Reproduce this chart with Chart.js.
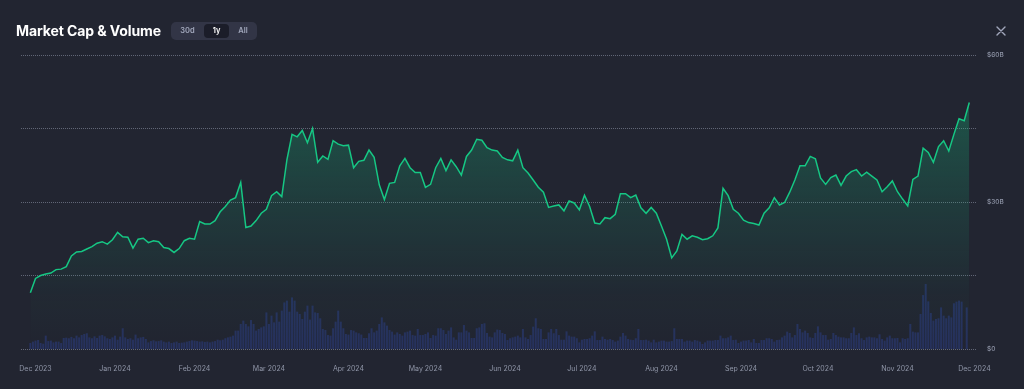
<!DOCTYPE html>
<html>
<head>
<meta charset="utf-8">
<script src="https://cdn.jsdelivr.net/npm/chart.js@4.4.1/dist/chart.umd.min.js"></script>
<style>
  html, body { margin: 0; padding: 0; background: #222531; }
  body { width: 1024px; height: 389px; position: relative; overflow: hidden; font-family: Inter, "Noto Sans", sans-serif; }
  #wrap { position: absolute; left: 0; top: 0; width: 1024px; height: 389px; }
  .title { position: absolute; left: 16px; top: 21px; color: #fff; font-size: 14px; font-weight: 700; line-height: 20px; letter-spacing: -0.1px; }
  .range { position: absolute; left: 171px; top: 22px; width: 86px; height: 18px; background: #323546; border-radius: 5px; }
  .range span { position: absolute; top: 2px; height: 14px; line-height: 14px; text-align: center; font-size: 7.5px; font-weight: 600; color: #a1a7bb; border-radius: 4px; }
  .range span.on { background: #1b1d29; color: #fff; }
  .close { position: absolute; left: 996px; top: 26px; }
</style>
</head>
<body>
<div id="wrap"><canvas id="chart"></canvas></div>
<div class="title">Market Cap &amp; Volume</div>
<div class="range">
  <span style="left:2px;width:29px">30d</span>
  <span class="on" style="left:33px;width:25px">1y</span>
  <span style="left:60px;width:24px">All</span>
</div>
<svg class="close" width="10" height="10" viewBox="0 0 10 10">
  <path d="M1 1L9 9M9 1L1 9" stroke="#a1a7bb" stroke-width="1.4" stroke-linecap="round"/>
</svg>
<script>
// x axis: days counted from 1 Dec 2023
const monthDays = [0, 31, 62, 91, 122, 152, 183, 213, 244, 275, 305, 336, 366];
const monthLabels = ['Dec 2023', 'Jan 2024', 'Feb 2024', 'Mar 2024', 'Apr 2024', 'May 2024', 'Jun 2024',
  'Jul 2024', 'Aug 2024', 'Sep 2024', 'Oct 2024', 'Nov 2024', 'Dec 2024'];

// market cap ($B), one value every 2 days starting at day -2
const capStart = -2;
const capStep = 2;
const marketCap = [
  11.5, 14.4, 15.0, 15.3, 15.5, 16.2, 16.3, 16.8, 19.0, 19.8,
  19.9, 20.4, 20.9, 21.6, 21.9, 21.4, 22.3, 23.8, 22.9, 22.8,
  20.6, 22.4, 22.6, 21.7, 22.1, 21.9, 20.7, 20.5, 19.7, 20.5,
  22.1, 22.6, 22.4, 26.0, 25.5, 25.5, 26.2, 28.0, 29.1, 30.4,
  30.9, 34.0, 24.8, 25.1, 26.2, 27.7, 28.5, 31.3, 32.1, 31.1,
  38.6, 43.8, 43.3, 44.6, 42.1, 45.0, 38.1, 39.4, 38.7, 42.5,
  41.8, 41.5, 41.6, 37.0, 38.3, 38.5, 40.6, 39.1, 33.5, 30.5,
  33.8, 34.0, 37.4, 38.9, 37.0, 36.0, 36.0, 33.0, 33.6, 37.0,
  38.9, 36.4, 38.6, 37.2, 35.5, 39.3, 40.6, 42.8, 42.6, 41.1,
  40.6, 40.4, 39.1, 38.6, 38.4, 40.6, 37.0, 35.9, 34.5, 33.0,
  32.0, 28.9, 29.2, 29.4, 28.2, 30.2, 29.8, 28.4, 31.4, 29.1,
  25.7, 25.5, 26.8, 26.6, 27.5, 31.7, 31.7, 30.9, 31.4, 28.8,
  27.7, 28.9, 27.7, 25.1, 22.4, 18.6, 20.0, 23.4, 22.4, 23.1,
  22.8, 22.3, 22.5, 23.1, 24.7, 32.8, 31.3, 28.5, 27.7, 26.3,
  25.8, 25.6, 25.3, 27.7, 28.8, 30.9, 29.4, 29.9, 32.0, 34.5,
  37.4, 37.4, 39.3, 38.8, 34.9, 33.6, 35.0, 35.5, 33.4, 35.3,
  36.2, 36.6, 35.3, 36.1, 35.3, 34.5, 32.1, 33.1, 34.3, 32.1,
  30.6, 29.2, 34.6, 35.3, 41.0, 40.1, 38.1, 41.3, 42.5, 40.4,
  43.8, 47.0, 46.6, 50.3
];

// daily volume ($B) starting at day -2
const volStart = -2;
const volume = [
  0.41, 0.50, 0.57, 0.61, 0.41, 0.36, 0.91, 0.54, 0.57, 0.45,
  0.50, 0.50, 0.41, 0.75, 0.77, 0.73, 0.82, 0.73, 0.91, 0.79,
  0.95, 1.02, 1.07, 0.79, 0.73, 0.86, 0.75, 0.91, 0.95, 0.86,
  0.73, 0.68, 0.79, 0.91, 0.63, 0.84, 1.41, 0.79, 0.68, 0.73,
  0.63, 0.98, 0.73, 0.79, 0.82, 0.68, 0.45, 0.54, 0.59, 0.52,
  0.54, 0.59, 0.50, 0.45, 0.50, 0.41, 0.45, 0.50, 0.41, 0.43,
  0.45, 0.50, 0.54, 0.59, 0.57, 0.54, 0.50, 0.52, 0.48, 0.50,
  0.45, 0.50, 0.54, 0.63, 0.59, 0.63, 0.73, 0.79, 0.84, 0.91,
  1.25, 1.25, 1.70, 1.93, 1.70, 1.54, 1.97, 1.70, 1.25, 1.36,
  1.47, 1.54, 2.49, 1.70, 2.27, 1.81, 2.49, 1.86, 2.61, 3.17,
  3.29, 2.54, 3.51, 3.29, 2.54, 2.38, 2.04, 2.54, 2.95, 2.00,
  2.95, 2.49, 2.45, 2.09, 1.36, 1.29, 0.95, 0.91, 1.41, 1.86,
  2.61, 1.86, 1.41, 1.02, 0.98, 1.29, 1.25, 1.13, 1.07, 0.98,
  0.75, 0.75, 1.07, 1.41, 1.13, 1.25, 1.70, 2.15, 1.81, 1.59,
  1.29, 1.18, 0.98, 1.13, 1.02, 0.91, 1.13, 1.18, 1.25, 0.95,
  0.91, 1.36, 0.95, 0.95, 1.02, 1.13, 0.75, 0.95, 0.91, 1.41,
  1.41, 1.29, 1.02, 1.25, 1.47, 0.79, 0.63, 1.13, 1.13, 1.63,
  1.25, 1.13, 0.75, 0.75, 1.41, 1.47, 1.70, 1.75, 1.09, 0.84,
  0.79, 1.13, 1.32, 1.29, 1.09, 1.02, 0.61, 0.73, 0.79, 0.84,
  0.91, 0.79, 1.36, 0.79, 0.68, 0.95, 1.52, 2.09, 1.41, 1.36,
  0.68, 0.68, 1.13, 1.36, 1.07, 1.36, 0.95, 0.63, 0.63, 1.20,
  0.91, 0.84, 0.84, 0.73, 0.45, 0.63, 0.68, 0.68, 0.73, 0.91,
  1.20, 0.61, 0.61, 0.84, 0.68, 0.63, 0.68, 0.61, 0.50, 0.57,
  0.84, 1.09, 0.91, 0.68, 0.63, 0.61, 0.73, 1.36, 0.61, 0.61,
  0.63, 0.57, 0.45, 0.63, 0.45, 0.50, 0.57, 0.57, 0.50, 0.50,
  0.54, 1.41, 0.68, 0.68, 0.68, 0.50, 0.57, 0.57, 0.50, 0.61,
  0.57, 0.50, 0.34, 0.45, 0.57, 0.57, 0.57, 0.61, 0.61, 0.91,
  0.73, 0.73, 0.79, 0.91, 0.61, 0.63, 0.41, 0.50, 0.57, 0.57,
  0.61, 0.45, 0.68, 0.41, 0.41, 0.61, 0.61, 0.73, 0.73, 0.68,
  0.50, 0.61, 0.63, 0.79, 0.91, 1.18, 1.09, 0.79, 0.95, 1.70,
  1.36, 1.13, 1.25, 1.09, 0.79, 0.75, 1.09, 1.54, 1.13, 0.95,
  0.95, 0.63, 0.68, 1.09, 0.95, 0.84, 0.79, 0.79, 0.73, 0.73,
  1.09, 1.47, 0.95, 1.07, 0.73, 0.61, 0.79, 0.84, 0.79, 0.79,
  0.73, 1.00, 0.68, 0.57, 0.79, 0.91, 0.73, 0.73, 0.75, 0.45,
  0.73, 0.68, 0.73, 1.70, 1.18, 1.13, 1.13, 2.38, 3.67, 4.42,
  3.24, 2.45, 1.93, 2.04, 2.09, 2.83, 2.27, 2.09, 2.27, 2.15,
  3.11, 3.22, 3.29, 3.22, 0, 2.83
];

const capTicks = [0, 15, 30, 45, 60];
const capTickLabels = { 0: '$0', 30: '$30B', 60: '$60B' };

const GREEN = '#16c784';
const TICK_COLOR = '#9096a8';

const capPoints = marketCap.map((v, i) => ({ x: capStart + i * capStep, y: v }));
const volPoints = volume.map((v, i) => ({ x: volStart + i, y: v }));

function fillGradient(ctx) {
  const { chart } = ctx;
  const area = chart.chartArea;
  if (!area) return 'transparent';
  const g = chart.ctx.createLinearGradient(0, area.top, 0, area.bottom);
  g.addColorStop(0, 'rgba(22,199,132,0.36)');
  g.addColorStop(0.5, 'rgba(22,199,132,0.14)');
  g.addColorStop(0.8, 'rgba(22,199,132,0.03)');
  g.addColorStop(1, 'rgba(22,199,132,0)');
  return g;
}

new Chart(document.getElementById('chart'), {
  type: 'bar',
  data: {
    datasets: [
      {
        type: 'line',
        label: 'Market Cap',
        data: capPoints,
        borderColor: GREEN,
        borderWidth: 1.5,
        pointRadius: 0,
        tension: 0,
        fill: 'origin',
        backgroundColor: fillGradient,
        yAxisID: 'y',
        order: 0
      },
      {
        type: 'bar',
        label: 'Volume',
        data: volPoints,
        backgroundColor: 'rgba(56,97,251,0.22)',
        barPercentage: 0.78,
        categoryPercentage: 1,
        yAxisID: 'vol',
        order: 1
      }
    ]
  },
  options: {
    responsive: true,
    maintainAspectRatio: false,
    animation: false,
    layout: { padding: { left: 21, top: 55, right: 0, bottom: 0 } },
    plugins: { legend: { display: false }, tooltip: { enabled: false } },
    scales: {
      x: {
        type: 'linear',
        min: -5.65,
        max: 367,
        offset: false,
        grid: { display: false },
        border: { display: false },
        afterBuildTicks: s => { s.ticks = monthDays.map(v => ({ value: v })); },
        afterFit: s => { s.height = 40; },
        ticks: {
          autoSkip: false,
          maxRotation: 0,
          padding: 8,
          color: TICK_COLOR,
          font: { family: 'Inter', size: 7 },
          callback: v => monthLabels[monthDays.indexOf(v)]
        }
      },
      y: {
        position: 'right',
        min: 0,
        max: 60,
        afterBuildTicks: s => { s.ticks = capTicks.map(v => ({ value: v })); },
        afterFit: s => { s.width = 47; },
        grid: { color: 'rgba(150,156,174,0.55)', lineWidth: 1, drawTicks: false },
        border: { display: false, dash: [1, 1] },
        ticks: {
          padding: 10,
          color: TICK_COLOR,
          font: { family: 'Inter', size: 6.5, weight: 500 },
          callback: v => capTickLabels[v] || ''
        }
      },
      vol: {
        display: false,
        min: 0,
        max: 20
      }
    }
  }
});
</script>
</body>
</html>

Task prompt: Begin at the first line of the material and copy each line exactly through the one containing "2024', 'Dec 2024'];". Omit pictures.

The reply:
Reproduce this chart with Chart.js.
<!DOCTYPE html>
<html>
<head>
<meta charset="utf-8">
<script src="https://cdn.jsdelivr.net/npm/chart.js@4.4.1/dist/chart.umd.min.js"></script>
<style>
  html, body { margin: 0; padding: 0; background: #222531; }
  body { width: 1024px; height: 389px; position: relative; overflow: hidden; font-family: Inter, "Noto Sans", sans-serif; }
  #wrap { position: absolute; left: 0; top: 0; width: 1024px; height: 389px; }
  .title { position: absolute; left: 16px; top: 21px; color: #fff; font-size: 14px; font-weight: 700; line-height: 20px; letter-spacing: -0.1px; }
  .range { position: absolute; left: 171px; top: 22px; width: 86px; height: 18px; background: #323546; border-radius: 5px; }
  .range span { position: absolute; top: 2px; height: 14px; line-height: 14px; text-align: center; font-size: 7.5px; font-weight: 600; color: #a1a7bb; border-radius: 4px; }
  .range span.on { background: #1b1d29; color: #fff; }
  .close { position: absolute; left: 996px; top: 26px; }
</style>
</head>
<body>
<div id="wrap"><canvas id="chart"></canvas></div>
<div class="title">Market Cap &amp; Volume</div>
<div class="range">
  <span style="left:2px;width:29px">30d</span>
  <span class="on" style="left:33px;width:25px">1y</span>
  <span style="left:60px;width:24px">All</span>
</div>
<svg class="close" width="10" height="10" viewBox="0 0 10 10">
  <path d="M1 1L9 9M9 1L1 9" stroke="#a1a7bb" stroke-width="1.4" stroke-linecap="round"/>
</svg>
<script>
// x axis: days counted from 1 Dec 2023
const monthDays = [0, 31, 62, 91, 122, 152, 183, 213, 244, 275, 305, 336, 366];
const monthLabels = ['Dec 2023', 'Jan 2024', 'Feb 2024', 'Mar 2024', 'Apr 2024', 'May 2024', 'Jun 2024',
  'Jul 2024', 'Aug 2024', 'Sep 2024', 'Oct 2024', 'Nov 2024', 'Dec 2024'];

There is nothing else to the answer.